With so little work being performed, how could a company survive? Although the people may be the reason that you tune in every week, their actual job is to make you laugh, not to sell paper. And it's a good thing, too.
Why It's Unrealistic: If you look beyond the comedy, what you've really got is an office full of dumbos, horny people, pranksters, and eccentrics, working in a small town with an inept manager (although that casting has recently changed) whose focus is on being liked, not being effective. Pro tip? Don't look beyond the comedy. It's just TV.
What is it about television that cannot portray correctly the offices that drive culture? Magazines, radio, newspaper, even TV stations are characterized highly counter to their actual structures and functions. Come on: the fashion magazine office in Ugly Betty looks more like it should be in the pages of its publication, rather than producing them. The receptionist faces the office in Just Shoot Me. 30 Rock and vintage classic The Mary Tyler Moore Show are more accurate representations of what a media office should and does normally resemble.
Why It's Unrealistic: Arbiters of culture are, by nature, messy. Really messy. There's a lot going on in those heads of theirs, and even more in their spaces. Quirky decorations abound, as well as samples, stacks of paper, and filing cabinets (digital or otherwise). These places thrive on fast-paced production and chaos. You can bet there's a mess somewhere within.

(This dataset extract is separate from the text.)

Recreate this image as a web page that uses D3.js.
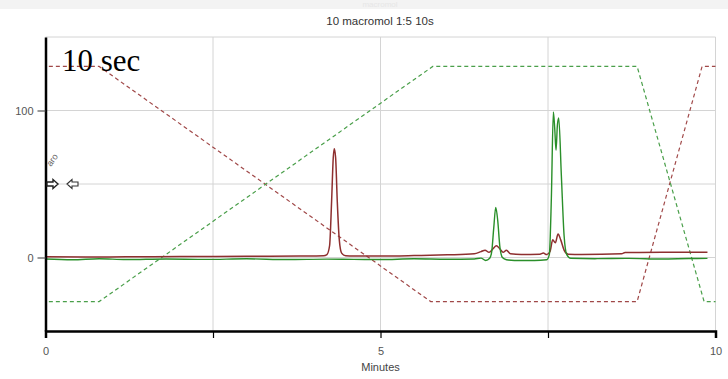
<!DOCTYPE html>
<html>
<head>
<meta charset="utf-8">
<script src="https://cdn.jsdelivr.net/npm/d3@7"></script>
<style>
  body { margin: 0; background: #fff; }
  svg { display: block; font-family: "Liberation Sans", Arial, sans-serif; }
</style>
</head>
<body>
<div id="chart"></div>
<script>
// ---- data ----
const chartTitle = '10 macromol 1:5 10s';
const xTicks = [0, 2.5, 5, 7.5, 10];
const xTickLabels = ['0', '', '5', '', '10'];
const yTicks = [0, 100];
const yGrid = [0, 50, 100, 150];

// gradient programs (dashed), [minutes, value]
const redGradient = [[0.05, 130], [0.8, 130], [5.75, -30], [8.83, -30], [9.8, 130], [10, 130]];
const greenGradient = [[0.05, -30], [0.8, -30], [5.78, 130], [8.83, 130], [9.83, -30], [10, -30]];

// detector traces (solid), [minutes, value]
const redTrace = [
  [0, 0.5], [0.6, 0.3], [1.2, 0.5], [2, 0.6], [3, 0.8], [3.8, 1], [4.15, 1.2],
  [4.2, 2], [4.24, 8], [4.27, 38], [4.295, 68], [4.31, 74], [4.33, 68], [4.355, 38],
  [4.385, 12], [4.42, 3], [4.48, 1.2], [4.6, 1], [5, 1], [5.5, 1.3], [6, 1.8],
  [6.4, 2.5], [6.5, 4], [6.56, 5], [6.62, 3.5], [6.68, 6], [6.73, 8], [6.78, 6],
  [6.83, 3.5], [6.88, 5], [6.94, 2.5], [7.1, 2], [7.38, 2.2], [7.43, 3], [7.48, 2],
  [7.53, 4], [7.57, 12], [7.61, 10], [7.65, 16], [7.69, 12], [7.74, 5], [7.8, 2.2],
  [8, 2], [8.6, 2.5], [8.65, 3.4], [9.2, 3.5], [9.88, 3.5]
];
const greenTrace = [
  [0, -1], [0.4, -1.5], [0.8, -0.8], [1.2, -1.4], [1.8, -1], [2.4, -1.3], [3, -0.9],
  [3.6, -1.4], [4.2, -1.1], [4.6, -1.3], [5, -1.4], [5.5, -0.9], [6, -1.2], [6.4, -1],
  [6.5, -0.4], [6.57, -2], [6.63, -0.5], [6.66, 4], [6.69, 20], [6.72, 34], [6.75, 25],
  [6.78, 8], [6.82, 0], [6.88, -1.5], [7.0, -2], [7.3, -2], [7.48, -1.5], [7.52, 2],
  [7.55, 40], [7.58, 99], [7.6, 88], [7.62, 73], [7.64, 90], [7.66, 95], [7.7, 55],
  [7.74, 15], [7.78, 2], [7.84, -0.5], [8.2, -0.8], [8.7, -0.6], [9.2, -1], [9.6, -0.7],
  [9.88, -0.6]
];

// ---- layout ----
const W = 728, H = 379;
const svg = d3.select('#chart').append('svg').attr('width', W).attr('height', H);

const x = d3.scaleLinear().domain([0, 10]).range([45.5, 715.5]);
const y = d3.scaleLinear().domain([-50, 150]).range([331, 37]);

// faint header strip
svg.append('rect').attr('x', 0).attr('y', 0).attr('width', W).attr('height', 9).attr('fill', '#f3f3f3');
svg.append('text').attr('x', 380).attr('y', 7).attr('text-anchor', 'middle')
   .attr('font-size', 8).attr('fill', '#e6e6e6').text('macromol');

svg.append('text')
   .attr('x', 380).attr('y', 25)
   .attr('text-anchor', 'middle')
   .attr('font-size', 11.5)
   .attr('fill', '#333')
   .text(chartTitle);

// grid
const grid = svg.append('g').attr('stroke', '#d4d4d4').attr('stroke-width', 1);
grid.selectAll('.vg').data(xTicks.slice(1)).join('line')
    .attr('x1', d => x(d)).attr('x2', d => x(d))
    .attr('y1', y(150)).attr('y2', y(-50));
grid.selectAll('.hg').data(yGrid).join('line')
    .attr('x1', x(0)).attr('x2', x(10))
    .attr('y1', d => y(d)).attr('y2', d => y(d));

// gradients
const line = d3.line().x(d => x(d[0])).y(d => y(d[1]));
svg.append('path').datum(redGradient).attr('d', line)
   .attr('fill', 'none').attr('stroke', '#a04848').attr('stroke-width', 1.2)
   .attr('stroke-dasharray', '4,3');
svg.append('path').datum(greenGradient).attr('d', line)
   .attr('fill', 'none').attr('stroke', '#4a9f4a').attr('stroke-width', 1.2)
   .attr('stroke-dasharray', '4,3');

// traces
const trace = d3.line().x(d => x(d[0])).y(d => y(d[1])).curve(d3.curveMonotoneX);
svg.append('path').datum(redTrace).attr('d', trace)
   .attr('fill', 'none').attr('stroke', '#8e2f2f').attr('stroke-width', 1.5);
svg.append('path').datum(greenTrace).attr('d', trace)
   .attr('fill', 'none').attr('stroke', '#2a8f2a').attr('stroke-width', 1.4);

// axes
const xAxis = svg.append('g')
   .attr('transform', `translate(0, ${y(-50)})`)
   .call(d3.axisBottom(x).tickValues(xTicks).tickSize(7).tickPadding(9)
           .tickFormat((d, i) => xTickLabels[i]));
xAxis.select('.domain').attr('stroke', '#000').attr('stroke-width', 2.5);
xAxis.selectAll('.tick line').attr('stroke', '#000').attr('stroke-width', 1.2);
xAxis.selectAll('.tick text').attr('font-size', 11).attr('fill', '#555');

const yAxis = svg.append('g')
   .attr('transform', `translate(${x(0)}, 0)`)
   .call(d3.axisLeft(y).tickValues(yTicks).tickSize(8).tickPadding(4).tickSizeOuter(0));
yAxis.select('.domain').attr('stroke', '#000').attr('stroke-width', 2.5);
yAxis.selectAll('.tick line').attr('stroke', '#555').attr('stroke-width', 1.2);
yAxis.selectAll('.tick text').attr('font-size', 11).attr('fill', '#555');

svg.append('text')
   .attr('x', x(5)).attr('y', 371)
   .attr('text-anchor', 'middle')
   .attr('font-size', 11)
   .attr('fill', '#444')
   .text('Minutes');

// little marker arrows at the 50 line
const ay = y(50);
const arrow = (tip, dir) =>
  `M${tip},${ay} l${-5 * dir},-4.5 v2.5 h${-6 * dir} v4 h${6 * dir} v2.5 z`;
svg.append('path').attr('d', arrow(58, 1)).attr('fill', '#fff').attr('stroke', '#222').attr('stroke-width', 1.4);
svg.append('path').attr('d', arrow(67, -1)).attr('fill', '#fff').attr('stroke', '#333').attr('stroke-width', 1.1);

svg.append('text')
   .attr('transform', 'translate(51,167) rotate(-55)')
   .attr('font-size', 9)
   .attr('fill', '#666')
   .text('aro');

// big annotation
svg.append('text')
   .attr('x', 62).attr('y', 71)
   .attr('font-family', '"Liberation Serif", "Times New Roman", serif')
   .attr('font-size', 31)
   .attr('fill', '#000')
   .text('10 sec');
</script>
</body>
</html>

Your nemesis is our business.
Barely beating out Vandelay Industries and Veridian Dynamics, The Venture Bros.' organization of super-villains is about as outlandish as it gets. No one's sure how they're funded, Iggy Pop and Mark Twain have ties to the group, and one of their slogans is "Hate You Can Trust."
Why It's Unrealistic: Although an impressive amount of bureaucracy and red tape goes into their work, The Guild has a monopoly on "licensed aggression." Any first-year business school student or relatively bright chimpanzee can tell you that monopolies defy the value of competition in the marketplace, as well as drive down quality due to lack of choice. And even for evil, that dog won't hunt.